REPUBLIKA.CO.ID, JAKARTA -- Direktur Lembaga Biologi Molekuler, Eijkman Prof Amin Soebandrio, mengomentari soal lonjakan kasus Covid-19 yang terjadi belakangan ini. Ia mengatakan, pembatasan mobilitas masyarakat dan kerumunan menjadi kunci utama dalam memutus mata rantai penyebaran Covid-19.
"Bagaimana cara menghindari, memutus rantai penularannya, sebetulnya tindakannya sama. Selama kita bisa menghentikan mencegah virus itu loncat dari satu orang ke orang lain itu kita memutuskan rantai penularan," kata Amin di Kompleks Parlemen, Senayan, Jakarta, Rabu (16/6).

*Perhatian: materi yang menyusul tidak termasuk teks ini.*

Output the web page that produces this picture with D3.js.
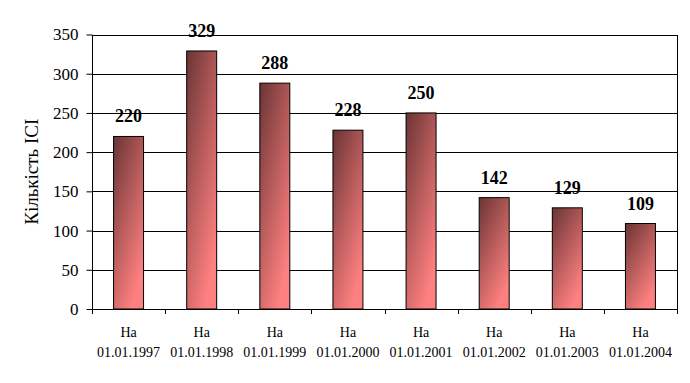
<!DOCTYPE html>
<html><head><meta charset="utf-8">
<script src="https://cdn.jsdelivr.net/npm/d3@7"></script>
<style>body{margin:0;background:#fff;} svg{display:block;}</style>
</head><body>
<svg id="c" width="690" height="383"></svg>
<script>
const labelsTop = ["На","На","На","На","На","На","На","На"];
const dates = ["01.01.1997","01.01.1998","01.01.1999","01.01.2000","01.01.2001","01.01.2002","01.01.2003","01.01.2004"];
const values = [220, 329, 288, 228, 250, 142, 129, 109];
const yTicks = [0, 50, 100, 150, 200, 250, 300, 350];
const yTitle = "Кількість ІСІ";

const svg = d3.select("#c");
const L = 92, R = 677, T = 34.5, B = 309;
const x = d3.scaleBand().domain(dates).range([L, R]).paddingInner(0.59).paddingOuter(0.295);
const y = d3.scaleLinear().domain([0, 350]).range([B, T]);
const FONT = "Liberation Serif, Times New Roman, serif";

const defs = svg.append("defs");
const g = defs.append("linearGradient").attr("id","bg").attr("x1","0").attr("y1","0").attr("x2","0.6").attr("y2","1");
g.append("stop").attr("offset","0").attr("stop-color","#6a3434");
g.append("stop").attr("offset","0.5").attr("stop-color","#b55a5a");
g.append("stop").attr("offset","1").attr("stop-color","#ff8080");

// gridlines
svg.append("g").selectAll("line").data(yTicks.filter(d=>d>0)).join("line")
  .attr("x1", L).attr("x2", R).attr("y1", d=>Math.round(y(d))+0.5).attr("y2", d=>Math.round(y(d))+0.5)
  .attr("stroke","#000").attr("stroke-width",1);

// frame
svg.append("rect").attr("x", L+0.5).attr("y", Math.round(T)+0.5).attr("width", R-L).attr("height", Math.round(B)-Math.round(T))
  .attr("fill","none").attr("stroke","#000");

// bars
svg.append("g").selectAll("rect").data(values).join("rect")
  .attr("x", (d,i)=>x(dates[i])).attr("y", d=>y(d)).attr("width", x.bandwidth()).attr("height", d=>B-y(d))
  .attr("fill","url(#bg)").attr("stroke","#000").attr("stroke-width",1);

// value labels
svg.append("g").selectAll("text").data(values).join("text")
  .attr("x", (d,i)=>x(dates[i])+x.bandwidth()/2).attr("y", d=>y(d)-14)
  .attr("text-anchor","middle").attr("font-family",FONT)
  .attr("font-weight","bold").attr("font-size","18px").text(d=>d);

// y axis
const ya = svg.append("g").attr("transform",`translate(${L+0.5},0)`)
  .call(d3.axisLeft(y).tickValues(yTicks).tickSize(6).tickPadding(8));
ya.select(".domain").remove();
ya.selectAll("line").attr("stroke","#000");
ya.selectAll("text").attr("font-family",FONT).attr("font-size","17px").attr("fill","#000");

// x axis ticks
const cats = x.domain();
const step = (R - L) / cats.length;
svg.append("g").selectAll("line").data(d3.range(cats.length+1)).join("line")
  .attr("x1", i=>Math.round(L+i*step)+0.5).attr("x2", i=>Math.round(L+i*step)+0.5)
  .attr("y1", Math.round(B)).attr("y2", Math.round(B)+5).attr("stroke","#000");

const xl = svg.append("g").selectAll("text").data(dates).join("text")
  .attr("x", d=>x(d)+x.bandwidth()/2).attr("text-anchor","middle")
  .attr("font-family",FONT).attr("font-size","14px");
xl.append("tspan").attr("x", d=>x(d)+x.bandwidth()/2).attr("y", 337).text((d,i)=>labelsTop[i]);
xl.append("tspan").attr("x", d=>x(d)+x.bandwidth()/2).attr("y", 357).text(d=>d);

// y title
svg.append("text").attr("transform",`translate(38,${(T+B)/2}) rotate(-90)`).attr("text-anchor","middle")
  .attr("font-family",FONT).attr("font-size","19px").text(yTitle);
</script>
</body></html>
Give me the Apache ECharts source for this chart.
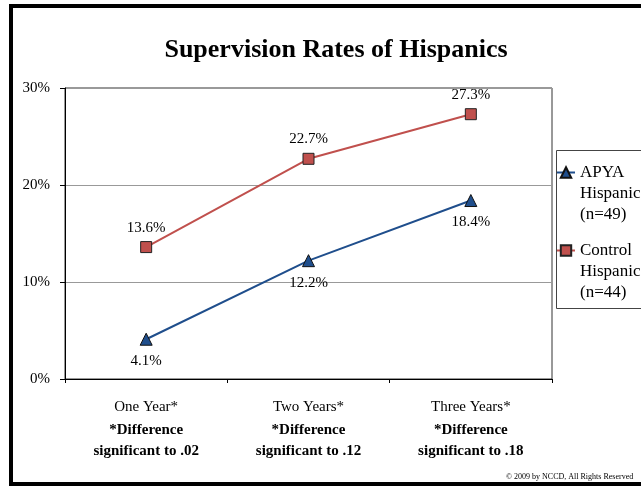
<!DOCTYPE html>
<html>
<head>
<meta charset="utf-8">
<script src="https://cdn.jsdelivr.net/npm/echarts@6/dist/echarts.min.js"></script>
<style>
  html, body { margin: 0; padding: 0; background: #fff; }
  #chart { width: 641px; height: 490px; }
</style>
</head>
<body>
<div id="chart"></div>
<script>
// Follow-up periods and the significance note printed under each one
const categories = ['One Year*', 'Two Years*', 'Three Years*'];
const notes = ['significant to .02', 'significant to .12', 'significant to .18'];

// Share of each group under supervision (%)
const apyaValues = [4.1, 12.2, 18.4];
const controlValues = [13.6, 22.7, 27.3];

const seriesNames = ['APYA\nHispanic\n(n=49)', 'Control\nHispanic\n(n=44)'];
const yTicks = [0, 10, 20, 30];

const serif = '"Liberation Serif", "Times New Roman", serif';

const chart = echarts.init(document.getElementById('chart'), null, { renderer: 'canvas' });

chart.setOption({
  animation: false,
  backgroundColor: '#fff',
  textStyle: { fontFamily: serif },
  title: {
    text: 'Supervision Rates of Hispanics',
    left: 331, top: 32, textAlign: 'center',
    textStyle: { fontFamily: serif, fontSize: 26, fontWeight: 'bold', color: '#000' }
  },
  grid: { left: 65, right: 89, top: 88, bottom: 111, show: true, borderColor: '#333', borderWidth: 1 },
  legend: {
    left: 556, top: 120,
    orient: 'vertical',
    itemWidth: 18, itemHeight: 13, itemGap: -27,
    padding: 0,
    selectedMode: false,
    // two empty lines on top keep the symbol level with the first text line
    formatter: name => '\n\n' + name,
    textStyle: { fontFamily: serif, fontSize: 17, color: '#000', lineHeight: 21 },
    data: seriesNames
  },
  xAxis: {
    type: 'category',
    data: categories,
    boundaryGap: true,
    axisLine: { lineStyle: { color: '#000', width: 1 } },
    axisTick: { show: true, length: 4, lineStyle: { color: '#000' } },
    axisLabel: {
      margin: 16,
      interval: 0,
      formatter: (v, i) => '{a|' + v + '}\n{b|*Difference}\n{b|' + notes[i] + '}',
      rich: {
        a: { fontFamily: serif, fontSize: 15, color: '#000', lineHeight: 25 },
        b: { fontFamily: serif, fontSize: 15, fontWeight: 'bold', color: '#000', lineHeight: 21 }
      }
    }
  },
  yAxis: {
    type: 'value',
    min: yTicks[0], max: yTicks[yTicks.length - 1], interval: 10,
    axisLine: { show: true, lineStyle: { color: '#000', width: 1 } },
    axisTick: { show: true, length: 5, lineStyle: { color: '#000' } },
    axisLabel: { formatter: '{value}%', fontFamily: serif, fontSize: 15, color: '#000', margin: 15 },
    splitLine: { lineStyle: { color: '#999', width: 1 } }
  },
  series: [
    {
      name: seriesNames[0],
      type: 'line',
      data: apyaValues,
      symbol: 'triangle', symbolSize: 12,
      lineStyle: { color: '#1F4E8C', width: 2 },
      itemStyle: { color: '#1F4E8C', borderColor: '#111', borderWidth: 1 },
      label: {
        show: true, position: 'bottom', distance: 8,
        formatter: p => p.value.toFixed(1) + '%',
        fontFamily: serif, fontSize: 15, color: '#000'
      }
    },
    {
      name: seriesNames[1],
      type: 'line',
      data: controlValues,
      symbol: 'rect', symbolSize: 11,
      lineStyle: { color: '#C0504D', width: 2 },
      itemStyle: { color: '#C0504D', borderColor: '#222', borderWidth: 1 },
      label: {
        show: true, position: 'top', distance: 6,
        formatter: p => p.value.toFixed(1) + '%',
        fontFamily: serif, fontSize: 15, color: '#000'
      }
    }
  ],
  graphic: [
    // outer frame (open on the right edge)
    { type: 'rect', shape: { x: 11, y: 6, width: 700, height: 478 }, style: { fill: null, stroke: '#000', lineWidth: 4 }, z: 10 },
    // legend box
    { type: 'rect', shape: { x: 556.5, y: 150.5, width: 120, height: 158 }, style: { fill: null, stroke: '#444', lineWidth: 1 }, z: 10 },
    {
      type: 'text', left: 506, top: 473,
      style: { text: '© 2009 by NCCD, All Rights Reserved', fontFamily: serif, fontSize: 8, fill: '#000' }
    }
  ]
});
</script>
</body>
</html>
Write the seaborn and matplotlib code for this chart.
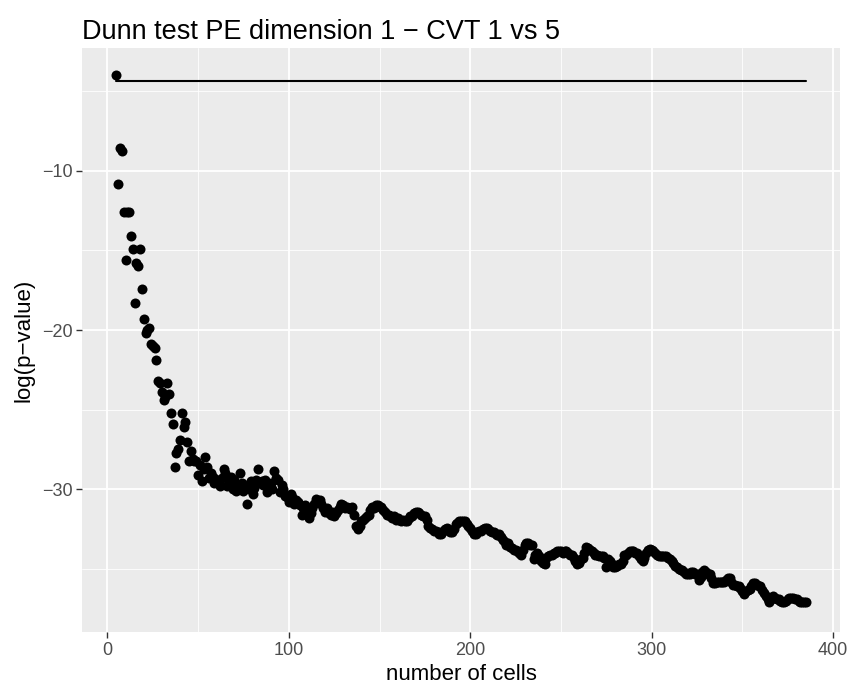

Agar penularan tidak terjadi terus menerus, Amin memandang Gerakan 5 M penting dilakukan secara disiplin. Gerakan 5 M yang dimaksud yaitu, memakai masker, mencuci tangan, menjaga jarak, menjauhi kerumunan, dan membatasi mobilisasi dan interaksi.
Selain itu, herd immunity juga sesegera mungkin harus dicapai. "Karena kita berlomba dengan kecepatan si virus itu bermutasi. Nah, selama kita bisa mencegah virusnya bermutasi itu jalan paling baik," ujarnya.
Selain itu, Amin menilai kecepatan tracing juga dianggap penting dalam memutus penularan Covid-19. Namun, kendalanya saat ini waktu antara kasusnya masuk sampai mendapatkan WGS itu masih sangat panjang.
"Tapi sekarang kita diharapkan dalam waku satu dua minggu kita sudah bisa mendapatkan informasi itu, sehingga masih bisa terkejar. Kecepatan tracing tresting menjadi penting. Tapi kan dalam kenyataannya dari kasus positif sampai PCR itu aja butuh waktu 2-3 hari," jelasnya.
Dirinya juga melihat melonjaknya kasus Covid-19 di Indonesia tidak lepas dari melonjaknya kasus yang terjadi di India. Tidak lama setelah kasus di India meledak, mobilitas manusia selama mudik di Indonesia juga bertambah. Ditambah lagi ada pergerakan eksodus kapal dari india ke indonesia.
"Walaupun kita belum punya bukti secara ilmiah mengaitkan satu sama lain tapi kalau dilihat dari kejadiannya satu setelah lainnya, dan juga dari virus yang kita temukan kemungkinan ada hubungan di antara dua peristwa itu," ungkapnya.